Uiteindelijk bevestigde de Centrale Raad de uitspraak van de rechtbank en wees het verzoek om schadevergoeding af. De Raad concludeerde dat het hoger beroep van appellante niet slaagde en dat er geen grond was voor een veroordeling in de proceskosten.

Uitspraak

16.7703 WIA

Datum uitspraak: 14 november 2018
Centrale Raad van Beroep
Enkelvoudige kamer
Uitspraak op het hoger beroep tegen de uitspraak van de rechtbank Limburg van
16 november 2016, 16/422 (aangevallen uitspraak) en uitspraak op het verzoek om veroordeling tot vergoeding van schade
Partijen:
[appellante] te [woonplaats] (appellante)
de Raad van bestuur van het Uitvoeringsinstituut werknemersverzekeringen (Uwv)
PROCESVERLOOP
Namens appellante heeft mr. I. Meys, advocaat, hoger beroep ingesteld.
Het Uwv heeft een verweerschrift ingediend.
Het onderzoek ter zitting heeft plaatsgevonden op 3 oktober 2018. Appellante is verschenen, bijgestaan door mr. M. Jilsink, de opvolgend gemachtigde van appellante. Het Uwv heeft zich laten vertegenwoordigen door A.H.G. Boelen.

OVERWEGINGEN

1.1.
Appellante heeft laatstelijk gewerkt als algemeen medewerker bij een boomkwekerij. Op 20 maart 2013 heeft zij zich ziek gemeld wegens klachten die zijn ontstaan na een verkeersongeval.
1.2.
Bij besluit van 10 februari 2015 heeft het Uwv vastgesteld dat voor appellante, gelet op de uitkomsten van een verzekeringsgeneeskundig en arbeidskundig onderzoek, met ingang van 18 maart 2015 geen recht is ontstaan op een uitkering op grond van de Wet werk en inkomen naar arbeidsvermogen (Wet WIA), omdat zij minder dan 35% arbeidsongeschikt is.
1.3.
Bij beslissing op bezwaar van 18 januari 2016 (bestreden besluit) heeft het Uwv het bezwaar van appellante tegen het besluit van 10 februari 2015 ongegrond verklaard.
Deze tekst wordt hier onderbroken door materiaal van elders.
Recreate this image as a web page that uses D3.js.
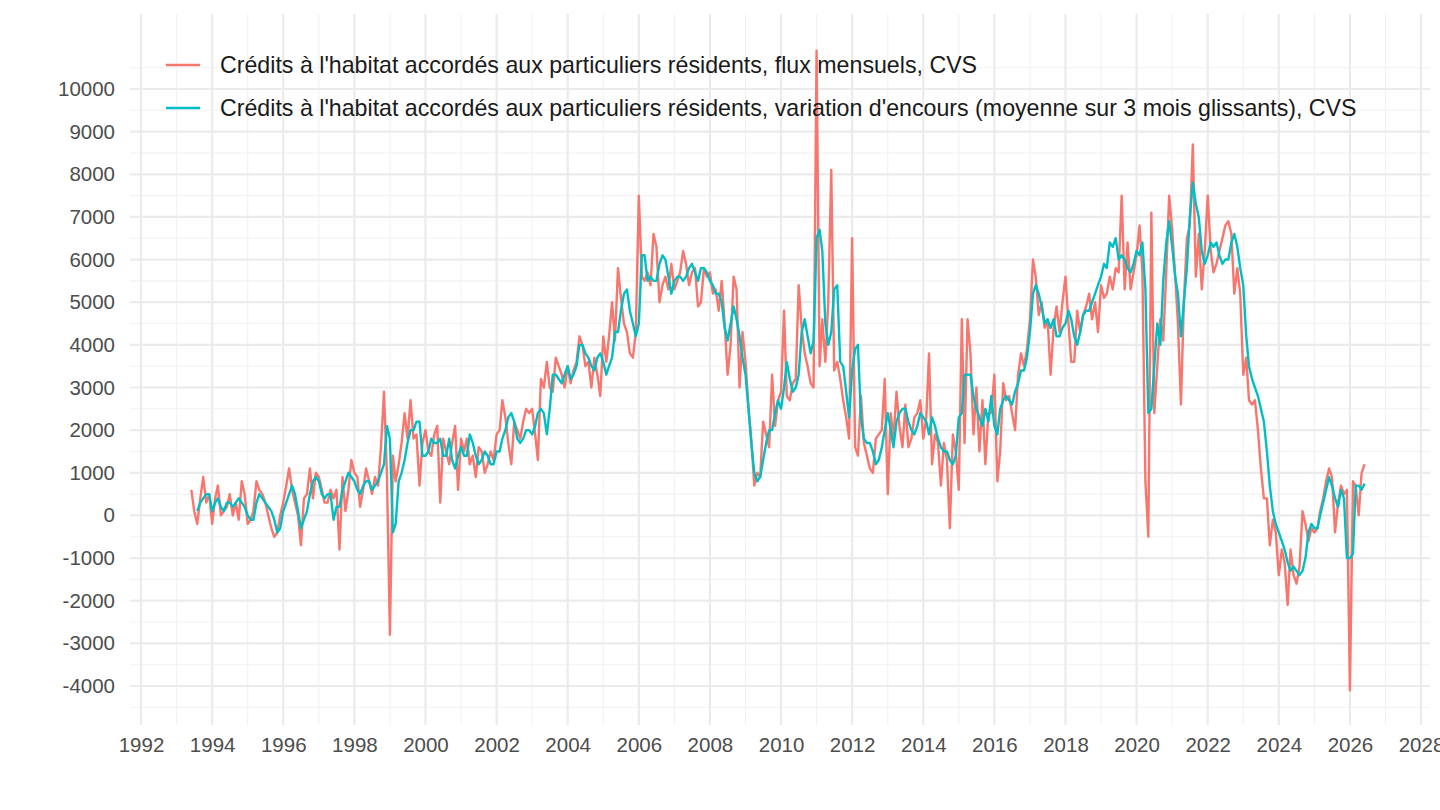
<!DOCTYPE html>
<html><head><meta charset="utf-8">
<script src="https://cdn.jsdelivr.net/npm/d3@7"></script>
<style>body{margin:0;background:#fff}svg{font-family:"Liberation Sans",Arial,sans-serif}</style>
</head><body><svg id="c" width="1440" height="810"></svg>
<script>
// flux mensuels, CVS — à partir de 1993-06
const fluxStart = [1993, 6];
const flux = [
  600,100,-200,400,900,300,500,
  -200,400,700,0,100,200,500,0,300,-100,800,500,-200,
  -100,100,800,600,500,300,0,-300,-500,-400,0,300,700,
  1100,600,300,0,-700,400,500,1100,400,1000,900,600,300,
  300,600,400,600,-800,900,100,600,1300,1000,900,200,600,
  1100,800,500,900,700,1600,2900,1000,-2800,1400,800,1200,
  1700,2400,1800,2700,1800,1900,700,1700,2000,1500,1400,1900,
  2100,300,1800,1500,1200,1700,2100,600,1800,1500,1800,1200,
  1400,900,1600,1500,1000,1200,1500,1300,1900,2000,2700,2300,
  1700,1200,2200,2000,1800,2200,2500,2400,2500,1900,1300,3200,
  3000,3600,3000,2900,3700,3500,3300,3000,3500,3100,3400,3600,4200,
  4000,3500,3600,3000,3700,3300,2800,4200,3600,4200,5000,4100,
  5800,5100,4500,4300,3800,3700,4300,7500,5600,5500,5700,5400,6600,
  6300,5000,5400,5600,5300,5900,5300,5500,5700,6200,5900,5400,
  5700,5800,4900,5000,5800,5600,5700,5200,5300,4800,5500,4500,
  3300,4000,5600,5300,3000,4300,3600,2500,1800,700,1000,
  900,2200,1900,1600,3300,2100,2700,2900,4800,2800,2700,3100,
  3200,5400,4400,3800,3500,3100,3000,10900,3500,4600,3600,5000,
  8100,3400,3600,3200,2700,2300,1800,6500,1600,1400,2800,1700,
  1400,1100,1000,1800,1900,2000,3200,500,2400,1800,2900,2100,1600,
  2600,1600,1800,2300,2400,2700,1800,2300,3800,1200,1900,1700,
  700,1700,1300,-300,1900,1500,600,4600,1700,4600,3800,1900,
  3000,1500,2700,1200,2400,2400,3300,800,1500,3100,2700,
  2800,2400,2000,3300,3800,3500,3900,4600,6000,5600,4700,
  5000,4400,4600,3300,4400,4900,4300,5000,5600,4500,3600,3600,
  4800,4300,4700,4900,5200,4600,5000,4300,5400,5100,5200,5600,
  5300,5800,5700,7500,5300,6400,5300,5700,
  6100,6800,5700,800,-500,7100,2400,3500,4600,4100,5700,7500,
  6700,5600,4500,2600,5000,6500,6800,8700,5600,6600,5300,6200,
  7500,6200,5700,5900,6200,6500,6800,6900,6600,5200,5800,5200,
  3300,3700,2700,2600,2700,2000,1100,400,400,-700,
  -100,-400,-1400,-800,-1100,-2100,-800,-1400,-1600,-1200,100,-200,
  -600,-300,-400,-300,100,400,800,1100,900,-400,300,700,500,600,-4100,
  800,700,0,1000,1200
];
// variation d'encours (moyenne 3 mois), CVS — à partir de 1993-08
const encoursStart = [1993, 8];
const encours = [
  100,300,400,500,500,
  100,300,400,200,100,300,300,200,300,400,300,200,0,
  -100,-100,300,500,400,300,200,100,-100,-400,-300,100,300,500,
  700,500,100,-300,-100,100,500,800,900,800,500,400,
  500,500,-100,200,200,600,800,1000,900,800,600,500,700,
  800,800,600,700,800,1000,1200,2100,1800,-400,-200,800,1000,1300,
  1700,2000,2000,2200,2200,1400,1400,1500,1800,1700,1700,1800,
  1400,1400,1800,1300,1100,1400,1600,1400,1400,1900,1700,1400,
  1200,1300,1500,1400,1200,1200,1500,1500,1800,2000,2300,2400,
  2200,1800,1700,1800,2000,2000,1900,2100,2400,2500,2400,1900,
  2500,3300,3300,3200,3100,3300,3500,3200,3300,3500,4000,4000,
  3800,3700,3500,3400,3700,3800,3600,3300,3500,3700,4300,4300,
  4800,5200,5300,4800,4500,4200,4500,6100,6100,5500,5600,5500,
  5500,5900,6100,6000,5600,5200,5500,5600,5600,5500,5600,5800,
  5900,5700,5500,5800,5800,5700,5500,5400,5200,5200,5000,4400,
  4100,4500,4900,4600,4200,3700,3300,2500,1700,1000,800,
  900,1300,1700,2000,2000,2400,2700,2500,3000,3600,3200,2900,
  3000,3300,4300,4600,4200,3800,4100,6500,6700,6200,4500,4000,
  4300,5300,5400,3600,3500,2900,2300,3400,3900,4000,2300,1800,
  1700,1700,1500,1200,1300,1600,2000,2400,2000,1600,2200,2400,
  2500,2500,2200,2000,1900,2100,2400,2300,2200,1900,2300,2100,
  1800,1600,1500,1500,1300,1200,1400,2300,2400,3300,3300,3300,
  2800,2500,2300,2100,2500,2200,2800,2100,1900,2500,2700,
  2800,2700,2600,2900,3100,3400,3400,3700,4300,5200,5400,
  5200,4900,4500,4600,4400,4600,4200,4200,4400,4500,4800,4600,
  4200,4000,4300,4700,4800,4800,5000,5200,5400,5600,5900,
  5800,6400,6300,6500,6000,6100,6000,5800,5700,5900,6200,6100,
  6400,5300,2400,2500,3500,4500,4000,5500,6400,6900,6300,5600,
  5200,4200,5000,5800,7000,7800,7300,7000,6200,5900,6100,6400,
  6300,6400,6100,5900,6000,6000,6400,6600,6300,5800,5400,4200,
  3500,3200,3000,2800,2500,2200,1500,700,100,-200,-400,-600,
  -800,-1100,-1300,-1200,-1300,-1400,-1300,-1000,-400,-200,-300,-300,
  0,300,600,900,700,400,200,600,400,-1000,-1000,-900,
  700,700,600,750
];
const seriesNames = [
  "Crédits à l'habitat accordés aux particuliers résidents, flux mensuels, CVS",
  "Crédits à l'habitat accordés aux particuliers résidents, variation d'encours (moyenne sur 3 mois glissants), CVS"
];
const colors = ["#F8766D", "#00BFC4"];
const yTicks = d3.range(-4000, 10001, 1000);
const xTickYears = d3.range(1992, 2029, 2);

function toPoints(start, vals) {
  return vals.map((v, i) => ({ date: new Date(start[0], start[1] - 1 + i, 1), v }));
}
const data = [toPoints(fluxStart, flux), toPoints(encoursStart, encours)];

const svg = d3.select('#c');
const x = d3.scaleTime().domain([new Date(1992, 0, 1), new Date(2028, 0, 1)]).range([141, 1421]);
const y = d3.scaleLinear().domain([-4000, 10000]).range([686, 89]);
const L = 130, R = 1430, T = 14, B = 725;

const grid = svg.append('g');
d3.range(-4500, 10501, 1000).forEach(v => grid.append('line')
  .attr('x1', L).attr('x2', R).attr('y1', y(v)).attr('y2', y(v))
  .attr('stroke', '#f2f2f2').attr('stroke-width', 1.1));
d3.range(1993, 2028, 2).forEach(yr => grid.append('line')
  .attr('y1', T).attr('y2', B).attr('x1', x(new Date(yr, 0, 1))).attr('x2', x(new Date(yr, 0, 1)))
  .attr('stroke', '#f2f2f2').attr('stroke-width', 1.1));
yTicks.forEach(v => grid.append('line')
  .attr('x1', L).attr('x2', R).attr('y1', y(v)).attr('y2', y(v))
  .attr('stroke', '#ebebeb').attr('stroke-width', 2.2));
xTickYears.forEach(yr => grid.append('line')
  .attr('y1', T).attr('y2', B).attr('x1', x(new Date(yr, 0, 1))).attr('x2', x(new Date(yr, 0, 1)))
  .attr('stroke', '#ebebeb').attr('stroke-width', 2.2));

const yAxis = svg.append('g').attr('transform', `translate(${L},0)`)
  .call(d3.axisLeft(y).tickValues(yTicks).tickSize(0).tickPadding(15).tickFormat(d => String(d)));
const xAxis = svg.append('g').attr('transform', `translate(0,${B})`)
  .call(d3.axisBottom(x).tickValues(xTickYears.map(yr => new Date(yr, 0, 1))).tickSize(0).tickPadding(12).tickFormat(d3.timeFormat('%Y')));
[yAxis, xAxis].forEach(a => {
  a.select('.domain').remove();
  a.selectAll('text').attr('font-size', 20.5).attr('fill', '#4d4d4d').attr('font-family', '"Liberation Sans",Arial,sans-serif');
});

const line = d3.line().x(d => x(d.date)).y(d => y(d.v));
data.forEach((s, i) => svg.append('path').datum(s).attr('d', line)
  .attr('fill', 'none').attr('stroke', colors[i]).attr('stroke-width', 2.4).attr('stroke-linejoin', 'round'));

// légende
const leg = svg.append('g');
seriesNames.forEach((n, i) => {
  const yy = 65 + i * 43;
  leg.append('line').attr('x1', 166).attr('x2', 200).attr('y1', yy).attr('y2', yy)
    .attr('stroke', colors[i]).attr('stroke-width', 2.4);
  leg.append('text').attr('x', 220).attr('y', yy + 8).attr('font-size', 23.2).attr('fill', '#1a1a1a').text(n);
});
</script></body></html>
Aan dit besluit liggen rapporten van een verzekeringsarts bezwaar en beroep en een arbeidsdeskundige bezwaar en beroep ten grondslag. De verzekeringsarts bezwaar en beroep heeft zich kunnen vinden in de voor appellante vastgestelde beperkingen zoals neergelegd in de Functionele Mogelijkhedenlijst (FML) van 30 januari 2015.
2. Bij de aangevallen uitspraak heeft de rechtbank het tegen het bestreden besluit ingestelde beroep ongegrond verklaard. Hiertoe heeft zij overwogen dat er geen aanleiding bestaat om het door het Uwv verrichte medisch onderzoek onzorgvuldig te achten. De artsen van het Uwv hebben de informatie van de behandelaars van appellante bij hun beoordeling betrokken en niet gebleken is dat deze informatie onjuist is uitgelegd. De rechtbank is verder niet gebleken dat de artsen van het Uwv gehandeld hebben in strijd met de Richtlijn Medisch Arbeidsongeschiktheidscriterium (MAOC-richtlijn). Ondanks dat de behandelend specialisten geen medisch objectiveerbare aandoening hebben kunnen vaststellen die de klachten van appellante in voldoende mate kunnen verklaren, zijn er door de artsen van het Uwv lichamelijke en psychische beperkingen vastgesteld. De rechtbank heeft geen aanknopingspunten gevonden voor twijfel aan de juistheid van het medisch oordeel. De rechtbank heeft geen aanleiding gezien om een deskundige te benoemen. Tot slot heeft de rechtbank zich kunnen vinden in de arbeidskundige grondslag van het bestreden besluit.
3.1.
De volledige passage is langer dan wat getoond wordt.